Он был принят послушником на трёхлетний искус. Спал не на постели, а в кресле, чтобы не возбуждать себя теплом. Пищей для него была просфора да хлеб с водой, печёный картофель, яблочко. Нет лучшего способа убивать напрасные страсти. И молитва, конечно. Из монастыря его отпускали помолиться в Успенский собор, а также для занятия благотворительными делами. Отлучался и к своей матушке, жившей на Арбате, и не всегда возвращался в монастырь на ночь, хотя вообще послушникам было запрещено проводить ночи вне монастыря.
Молодой послушник — духовная особа, а не какой-нибудь светский хлыщ; с ним общенье непредосудительно, он вхож во всякий дом для духовной беседы, и женщины с ним могут общаться просто и откровенно, даже наедине.

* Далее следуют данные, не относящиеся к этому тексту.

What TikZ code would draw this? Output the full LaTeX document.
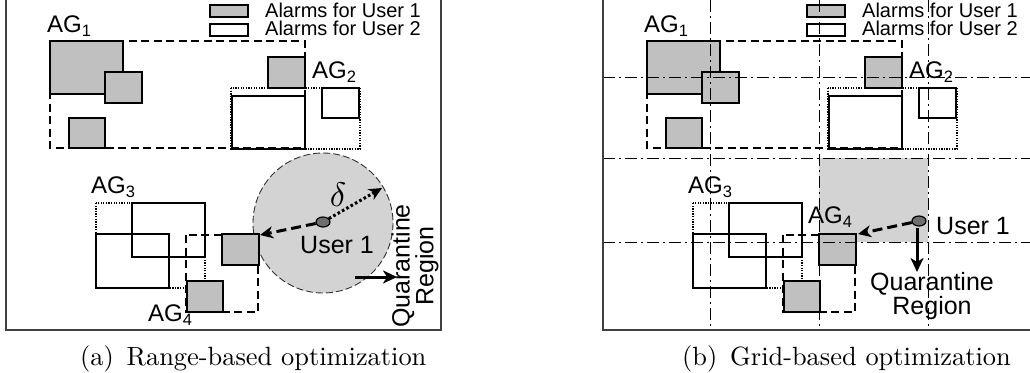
\documentclass[tikz,border=0pt]{standalone}
\usepackage{fontspec}
\usetikzlibrary{arrows.meta,shapes.geometric}
\newfontfamily\arialfont{Liberation Sans}

\definecolor{alarmgray}{HTML}{C0C0C0}
\definecolor{zonegray}{HTML}{D3D3D3}
\definecolor{usergray}{HTML}{6E6E6E}
\definecolor{framegray}{HTML}{404040}

% lowered subscript digit for the AG labels
\newcommand\agsub[1]{\raisebox{-4pt}{\fontsize{16.5}{16.5}\selectfont #1}}
% caption text, set at 10pt and enlarged
\newcommand\bigcaption[1]{\scalebox{2.64}{\fontsize{10}{12}\selectfont #1}}

\tikzset{
  alarmA/.style={draw=black, line width=1.9pt, fill=alarmgray},
  alarmB/.style={draw=black, line width=1.9pt},
  grpdash/.style={draw=black, line width=1.4pt, dash pattern=on 8pt off 4.5pt},
  grpdot/.style={draw=black, line width=1.5pt, dash pattern=on 1.3pt off 1.3pt},
  gridline/.style={draw=black, line width=0.9pt, dash pattern=on 12pt off 4pt on 2pt off 4pt},
  panelframe/.style={draw=framegray, line width=1.4pt},
  sanslbl/.style={inner sep=0pt, anchor=base west, font=\arialfont\fontsize{24}{24}\selectfont},
  legendlbl/.style={inner sep=0pt, anchor=base west, align=left,
    font=\arialfont\fontsize{20}{18}\selectfont},
  captionlbl/.style={inner sep=0pt, anchor=base west},
  userdot/.style={ellipse, draw=black, line width=1.2pt, fill=usergray,
    minimum width=14pt, minimum height=10pt, inner sep=0pt},
  reacharrow/.style={line width=3pt, dash pattern=on 10pt off 5pt,
    -{Stealth[length=13pt, width=12pt, inset=4pt]}},
  radiusarrow/.style={line width=3pt, dash pattern=on 2.6pt off 2.4pt,
    -{Stealth[length=13pt, width=12pt, inset=4pt]}},
  qarrow/.style={line width=3pt, -{Stealth[length=14pt, width=13pt, inset=4pt]}},
  qlbl/.style={inner sep=0pt, align=center, font=\arialfont\fontsize{25}{21.5}\selectfont},
}

% legend and the four alarm groups, shared by both panels
\newcommand\alarmlayout{%
  \draw[alarmA] (210,5) rectangle (248,17);
  \draw[alarmB, fill=white] (210,24) rectangle (248,36);
  \node[legendlbl, anchor=north west] (leg) at (265,2.5) {Alarms for User 1\\Alarms for User 2};
  % AG1
  \node[sanslbl] (ag1) at (47,32) {AG\agsub{1}};
  \draw[grpdash] (50,41) rectangle (305,148);
  \draw[alarmA] (50,41) rectangle (123,94);
  \draw[alarmA] (105,72) rectangle (142,103);
  \draw[alarmA] (69,118) rectangle (105,148);
  % AG2
  \node[sanslbl] (ag2) at (312,78) {AG\agsub{2}};
  \draw[grpdot] (231,88) rectangle (360,149);
  \draw[alarmA] (268,57) rectangle (305,88);
  \draw[alarmB] (232,96) rectangle (305,149);
  \draw[alarmB] (322,88) rectangle (359,118);
  % AG3
  \node[sanslbl] (ag3) at (91,193) {AG\agsub{3}};
  \draw[grpdot] (96,203) rectangle (205,288);
  \draw[alarmB] (96,234) rectangle (169,288);
  \draw[alarmB] (132,203) rectangle (205,257);
  % AG4
  \draw[grpdash] (186,235) rectangle (258,312);
  \draw[alarmA] (222,234) rectangle (259,265);
  \draw[alarmA] (187,281) rectangle (223,312);
}

\begin{document}
\begin{tikzpicture}[x=1pt, y=-1pt]
\useasboundingbox (0,0) rectangle (1030,372);

% ---------- (a) range-based ----------
\begin{scope}[name prefix=a-]
  \draw[fill=zonegray, draw=black!80, line width=0.9pt, dash pattern=on 7pt off 3pt]
    (323,223) circle[radius=70];
  \alarmlayout
  \node[sanslbl] (ag4) at (148,321) {AG\agsub{4}};
  \node[userdot] (u1) at (323,222) {};
  \coordinate (reach) at (260,235);
  \coordinate (rim) at (382,188);
  \draw[reacharrow] (u1) -- (reach);
  \draw[radiusarrow] (u1) -- (rim);
  \node[inner sep=0pt] (delta) at (338,195) {\scalebox{3.4}{$\delta$}};
  \node[sanslbl, font=\arialfont\fontsize{25}{25}\selectfont] (u1lbl) at (300,253) {User 1};
  \coordinate (qa0) at (355,277);
  \coordinate (qa1) at (397,277);
  \draw[qarrow] (qa0) -- (qa1);
  \node[qlbl, rotate=90] (qreg) at (415,266) {Quarantine\\Region};
  \draw[panelframe] (6,-2) -- (6,330) -- (441,330) -- (441,-2);
  \node[captionlbl] (cap) at (80,365) {\bigcaption{(a)\hspace{1.5pt} Range-based optimization}};
\end{scope}

% ---------- (b) grid-based ----------
\fill[zonegray] (819,158) rectangle (928,242);
\begin{scope}[xshift=597pt, name prefix=b-]
  \alarmlayout
\end{scope}
\begin{scope}[name prefix=b-]
  \foreach \gx in {710,819,928} \draw[gridline] (\gx,0) -- (\gx,330);
  \foreach \gy in {77,158,242} \draw[gridline] (603,\gy) -- (1030,\gy);
  \node[sanslbl] (ag4) at (808,223) {AG\agsub{4}};
  \node[userdot] (u1) at (919,221) {};
  \coordinate (reach) at (858,234);
  \draw[reacharrow] (u1) -- (reach);
  \node[sanslbl, font=\arialfont\fontsize{25}{25}\selectfont] (u1lbl) at (936,234) {User 1};
  \coordinate (qb0) at (917,228);
  \coordinate (qb1) at (917,272);
  \draw[qarrow] (qb0) -- (qb1);
  \node[qlbl] (qreg) at (932,296) {Quarantine\\Region};
  \draw[panelframe] (603,-2) -- (603,330) -- (1032,330);
  \node[captionlbl] (cap) at (682,365) {\bigcaption{(b)\hspace{1.5pt} Grid-based optimization}};
\end{scope}
\end{tikzpicture}
\end{document}
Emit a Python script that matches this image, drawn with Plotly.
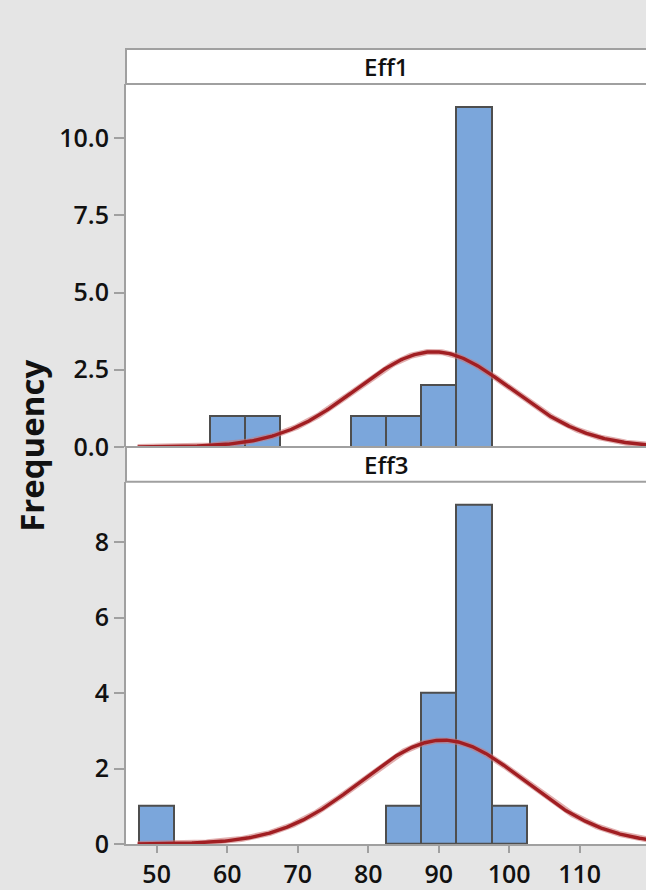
import numpy as np
import plotly.graph_objects as go

# ---- data ----
bin_width = 5
eff1_centers = [60, 65, 80, 85, 90, 95, 100]
eff1_counts = [1, 1, 1, 1, 2, 11, 0]
eff3_centers = [50, 85, 90, 95, 100]
eff3_counts = [1, 1, 4, 9, 1]

# normal fit parameters (mean, sd, n)
eff1_fit = (89.3, 11.0, 17)
eff3_fit = (90.6, 11.6, 16)

x_ticks = [50, 60, 70, 80, 90, 100, 110]
eff1_yticks = [0, 2.5, 5.0, 7.5, 10.0]
eff3_yticks = [0, 2, 4, 6, 8]

panel_titles = ["Eff1", "Eff3"]

# ---- style ----
BG = "#E5E5E5"
BAR = "#7BA6DB"
EDGE = "#4E4E4E"
AXC = "#A0A0A0"
CURVE = "#A11E22"
HALO = "rgba(205,120,120,0.6)"
FONT = "Open Sans"

x_range = [45.65, 119.4]
curve_x = np.linspace(47.3, 120.5, 400)

fig = go.Figure()

def add_panel(centers, counts, fit, xa, ya):
    fig.add_trace(go.Bar(
        x=centers, y=counts, width=bin_width,
        marker=dict(color=BAR, line=dict(color=EDGE, width=2)),
        xaxis=xa, yaxis=ya, showlegend=False, hoverinfo="x+y"))
    # zero-count bins drawn as an outline on the baseline
    for c, n in zip(centers, counts):
        if n == 0:
            fig.add_trace(go.Scatter(
                x=[c - bin_width / 2, c + bin_width / 2], y=[0, 0],
                mode="lines", line=dict(color=EDGE, width=2),
                xaxis=xa, yaxis=ya, showlegend=False, hoverinfo="skip"))
    mu, sd, n = fit
    dens = n * bin_width / (sd * np.sqrt(2 * np.pi)) * np.exp(-0.5 * ((curve_x - mu) / sd) ** 2)
    fig.add_trace(go.Scatter(x=curve_x, y=dens, mode="lines",
                             line=dict(color=HALO, width=6),
                             xaxis=xa, yaxis=ya, showlegend=False, hoverinfo="skip"))
    fig.add_trace(go.Scatter(x=curve_x, y=dens, mode="lines",
                             line=dict(color=CURVE, width=3.4),
                             xaxis=xa, yaxis=ya, showlegend=False, hoverinfo="skip"))

add_panel(eff1_centers, eff1_counts, eff1_fit, "x", "y")
add_panel(eff3_centers, eff3_counts, eff3_fit, "x2", "y2")

tickfont = dict(family=FONT, size=25, color="#111111", weight=600)

top1, bot1 = 0.956, 0.4994
top2 = 0.4556

fig.update_layout(
    width=646, height=890,
    margin=dict(l=126, r=0, t=49, b=42),
    paper_bgcolor=BG, plot_bgcolor="white",
    bargap=0,
    xaxis=dict(domain=[0, 1], range=x_range, showticklabels=False, ticks="",
               showgrid=False, zeroline=False, showline=False, anchor="y"),
    xaxis2=dict(domain=[0, 1], range=x_range, matches="x", anchor="y2",
                tickvals=x_ticks, ticktext=[str(v) for v in x_ticks],
                ticks="outside", ticklen=7, tickwidth=2, tickcolor=AXC,
                showline=True, linecolor=AXC, linewidth=2,
                showgrid=False, zeroline=False,
                tickfont=dict(family=FONT, size=25, color="#111111", weight=600)),
    yaxis=dict(domain=[bot1, top1], range=[0, 11.75], anchor="x",
               tickvals=eff1_yticks, ticktext=[f"{v:.1f}" for v in eff1_yticks],
               ticks="outside", ticklen=10, tickwidth=2, tickcolor=AXC,
               showline=True, linecolor=AXC, linewidth=2,
               showgrid=False, zeroline=False, tickfont=tickfont),
    yaxis2=dict(domain=[0, top2], range=[0, 9.6], anchor="x2",
                tickvals=eff3_yticks, ticktext=[str(v) for v in eff3_yticks],
                ticks="outside", ticklen=10, tickwidth=2, tickcolor=AXC,
                showline=True, linecolor=AXC, linewidth=2,
                showgrid=False, zeroline=False, tickfont=tickfont),
)

# strip headers
strips = [(top1, 1.0, panel_titles[0]), (top2, bot1, panel_titles[1])]
for y0, y1, title in strips:
    fig.add_shape(type="rect", xref="paper", yref="paper", x0=0, x1=1.02, y0=y0, y1=y1,
                  fillcolor="white", line=dict(color=AXC, width=2), layer="above")
    fig.add_annotation(xref="paper", yref="paper", x=0.5, y=(y0 + y1) / 2,
                       text=title, showarrow=False, xanchor="center", yanchor="middle",
                       font=dict(family=FONT, size=24, color="#111111", weight=600))

fig.add_annotation(xref="paper", yref="paper", x=-0.183, y=0.5006,
                   text="Frequency", textangle=-90, showarrow=False,
                   xanchor="center", yanchor="middle",
                   font=dict(family=FONT, size=33, color="#111111", weight=700))

fig.write_html("out.html", config={"displayModeBar": False},
               post_script="document.body.style.margin='0';document.body.style.overflow='hidden';")
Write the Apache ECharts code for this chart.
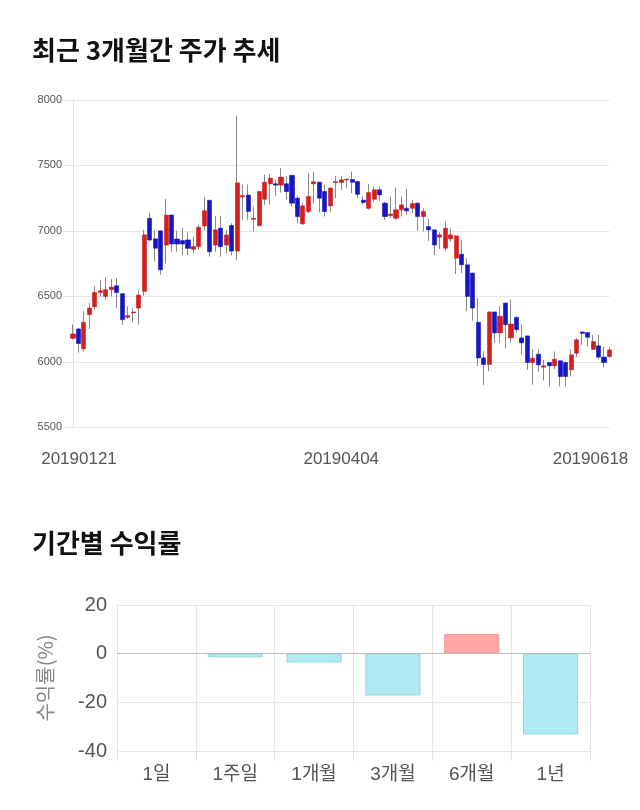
<!DOCTYPE html>
<html><head><meta charset="utf-8">
<script src="https://cdn.jsdelivr.net/npm/echarts/dist/echarts.min.js"></script>
<style>html,body{margin:0;padding:0;background:#fff}#c{width:640px;height:810px}</style>
</head><body><div id="c"></div>
<script>
// ---- Price data (daily candles) ----
const openP  = [6180,6251,6100,6360,6420,6530,6500,6551,6581,6520,6340,6375,6411,6538,7096,6939,7000,6892,7121,6938,6926,6931,6859,6880,7038,7233,6892,7021,6892,7041,6846,7259,7274,7090,7041,7242,7360,7360,7350,7360,7424,7250,7054,7148,7360,7372,7301,7191,7370,7370,7390,7393,7377,7235,7173,7242,7314,7212,7117,7097,7161,7173,7173,7212,7110,7033,7008,6952,6868,6939,6792,6822,6741,6678,6302,6030,5980,6381,6221,6449,6183,6340,6183,6198,5995,6058,5959,5995,5970,6008,5995,5939,6066,6228,6223,6096,6122,6036,6041];
const closeP = [6213,6140,6302,6411,6530,6543,6551,6571,6530,6322,6353,6380,6510,6970,6931,6868,6703,7121,6900,6900,6900,6867,6880,7028,7154,6841,7008,6880,6969,6846,7367,7269,7149,7095,7301,7372,7403,7350,7411,7301,7212,7110,7191,7263,7375,7250,7148,7327,7375,7390,7395,7372,7280,7217,7293,7314,7275,7110,7128,7161,7199,7153,7209,7110,7148,7008,6893,6970,7020,6970,6962,6741,6500,6411,6030,5980,6381,6221,6348,6284,6289,6246,6145,5995,6028,5977,5970,5970,6020,5888,5888,6053,6168,6218,6188,6155,6036,5995,6091];
const lowP   = [6170,6070,6080,6250,6400,6500,6475,6500,6411,6284,6327,6302,6284,6505,6920,6767,6665,6751,6841,6841,6815,6815,6828,6859,7003,6803,6841,6803,6828,6815,6777,7085,7085,6995,7033,7199,7199,7268,7293,7237,7186,7059,7046,7135,7212,7140,7110,7148,7250,7314,7326,7288,7250,7204,7161,7219,7229,7084,7097,7084,7110,7122,7135,7000,6995,6923,6816,6863,6848,6919,6670,6678,6386,6315,5967,5822,5929,6145,6145,6102,6145,6221,6056,5939,5825,5926,5858,5812,5944,5812,5812,5888,6036,6130,6117,6090,6020,5959,6030];
const highP  = [6285,6260,6386,6450,6576,6627,6647,6632,6640,6525,6424,6411,6551,7008,7140,7008,7005,7244,7125,7003,7020,6987,6956,7046,7259,7240,7115,7115,7008,7059,7880,7354,7354,7187,7305,7429,7436,7390,7480,7421,7429,7268,7217,7441,7454,7378,7352,7334,7421,7421,7403,7454,7380,7263,7357,7339,7332,7224,7263,7332,7263,7321,7237,7215,7173,7092,7010,6990,7071,7020,6965,6931,6792,6680,6487,6081,6385,6385,6424,6452,6475,6345,6284,6200,6096,6096,6015,6000,6079,6010,6000,6096,6180,6228,6228,6206,6206,6117,6112];
const tickIndex  = [0, 49, 98];
const tickLabels = ['20190121', '20190404', '20190618'];
const priceTicks = [5500, 8000, 500]; // min, max, step

// ---- Period returns ----
const retCats = ['1일', '1주일', '1개월', '3개월', '6개월', '1년'];
const retVals = [0, -1.5, -3.6, -17.2, 8.1, -33.2];
const retTicks = [-40, 20, 20];

const chart = echarts.init(document.getElementById('c'), null, {renderer: 'canvas'});
const NUMF = "'Liberation Sans', 'Noto Sans CJK KR', sans-serif";
const KRF = "'Noto Sans CJK KR', sans-serif";

const categories = openP.map((_, i) => String(i));
const wickData = openP.map((o, i) => { const m = (o + closeP[i]) / 2; return [m, m, lowP[i], highP[i]]; });
const bodyData = openP.map((o, i) => [o, closeP[i], Math.min(o, closeP[i]), Math.max(o, closeP[i])]);

const RED = '#d21f1f', BLUE = '#1616c4';

const option = {
  animation: false,
  backgroundColor: '#fff',
  title: [
    {text: '최근 3개월간 주가 추세', left: 32, top: 37, padding: 0,
     textStyle: {fontSize: 26, fontWeight: 'bold', color: '#111', fontFamily: KRF}},
    {text: '기간별 수익률', left: 32, top: 530, padding: 0,
     textStyle: {fontSize: 26, fontWeight: 'bold', color: '#111', fontFamily: KRF}}
  ],
  grid: [
    {left: 73, right: 30.5, top: 100, bottom: 382.7},
    {left: 117, right: 50, top: 605, bottom: 59}
  ],
  xAxis: [
    {type: 'category', gridIndex: 0, data: categories, boundaryGap: false,
     axisLine: {show: false}, axisTick: {show: false}, splitLine: {show: false},
     axisLabel: {
       interval: (idx) => tickIndex.includes(idx),
       formatter: (v, idx) => {
         const k = tickIndex.indexOf(Number(v));
         if (k < 0) return '';
         if (k === 0) return '{a|' + tickLabels[k] + '}';
         if (k === tickLabels.length - 1) return '{c|' + tickLabels[k] + '}';
         return '{b|' + tickLabels[k] + '}';
       },
       margin: 24, color: '#555', fontSize: 17, fontFamily: NUMF,
       rich: {
         a: {fontSize: 17, color: '#555', fontFamily: NUMF, padding: [0, 0, 0, 12]},
         b: {fontSize: 17, color: '#555', fontFamily: NUMF},
         c: {fontSize: 17, color: '#555', fontFamily: NUMF, padding: [0, 38, 0, 0]}
       }
     }},
    {type: 'category', gridIndex: 1, data: retCats, boundaryGap: true,
     axisLine: {show: false, onZero: false},
     axisTick: {show: true, length: 10, lineStyle: {color: '#e4e4e4'}},
     splitLine: {show: true, lineStyle: {color: '#e6e6e6'}},
     axisLabel: {color: '#555', fontSize: 19, fontFamily: NUMF, margin: 14}}
  ],
  yAxis: [
    {type: 'value', gridIndex: 0, min: priceTicks[0], max: priceTicks[1], interval: priceTicks[2],
     axisLine: {show: true, lineStyle: {color: '#dedede'}},
     axisTick: {show: true, length: 10, lineStyle: {color: '#e4e4e4'}},
     splitLine: {show: true, lineStyle: {color: '#e6e6e6'}},
     axisLabel: {color: '#555', fontSize: 11, fontFamily: NUMF, margin: 11, formatter: (v) => String(v)}},
    {type: 'value', gridIndex: 1, min: retTicks[0], max: retTicks[1], interval: retTicks[2],
     axisLine: {show: false}, axisTick: {show: false},
     splitLine: {show: true, lineStyle: {color: '#e6e6e6'}},
     axisLabel: {color: '#555', fontSize: 20, fontFamily: NUMF, margin: 10},
     name: '수익률(%)', nameLocation: 'middle', nameGap: 62, nameRotate: 90,
     nameTextStyle: {color: '#888', fontSize: 20, fontFamily: KRF}}
  ],
  series: [
    {type: 'candlestick', xAxisIndex: 0, yAxisIndex: 0, data: wickData, barWidth: 4.6,
     itemStyle: {color: '#8a8a8a', color0: '#8a8a8a', borderColor: '#8a8a8a', borderColor0: '#8a8a8a', borderColorDoji: '#8a8a8a', borderWidth: 1}},
    {type: 'candlestick', xAxisIndex: 0, yAxisIndex: 0, data: bodyData, barWidth: 4.6,
     itemStyle: {color: RED, color0: BLUE, borderColor: RED, borderColor0: BLUE, borderColorDoji: '#222', borderWidth: 0.6}},
    {type: 'bar', xAxisIndex: 1, yAxisIndex: 1, barWidth: '70%',
     data: retVals.map(v => ({value: v, itemStyle: v === 0
        ? {color: 'transparent', borderWidth: 0}
        : v > 0
        ? {color: '#ffa6a6', borderColor: '#f39595', borderWidth: 1}
        : {color: '#b1e9f2', borderColor: '#95d7e3', borderWidth: 1}})),
     markLine: {silent: true, symbol: 'none', label: {show: false},
       lineStyle: {color: '#bdbdbd', width: 1, type: 'solid'}, data: [{yAxis: 0}]}}
  ]
};
chart.setOption(option);
</script>
</body></html>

Он и совет даст, и в горести утешит, и научит добру, особенно если он при этом ещё и просвещённый человек. Надо полагать, что послушник Зыков был в моде в московском обществе, бывал в аристократических домах — у Голубкова, у графини Шереметевой, у княгини Щербатовой и прежде всего и чаще всего — у княгини Веры Дмитриевны Голицыной. Дружба с нею стала прочнее и интимнее, так что он живал у неё даже в деревне, и к тому же они едва ли не каждый день посылали друг другу письма. Бывала и она у него в монастыре, и по целым часам они читали в его келье проповеди митрополита Филарета на французском языке. Обо всём этом стало известно подробно после драмы, о которой речь впереди.
Не нужно думать, что Николай Семёнович был ханжой и аскетом. Напротив, он хорошо одевался, так что мог считаться среди послушников светским франтом. С особой тщательностью он заботился о своих красивых руках, отделывая ногти, и причёсывался по моде, не жалея втираний и духов.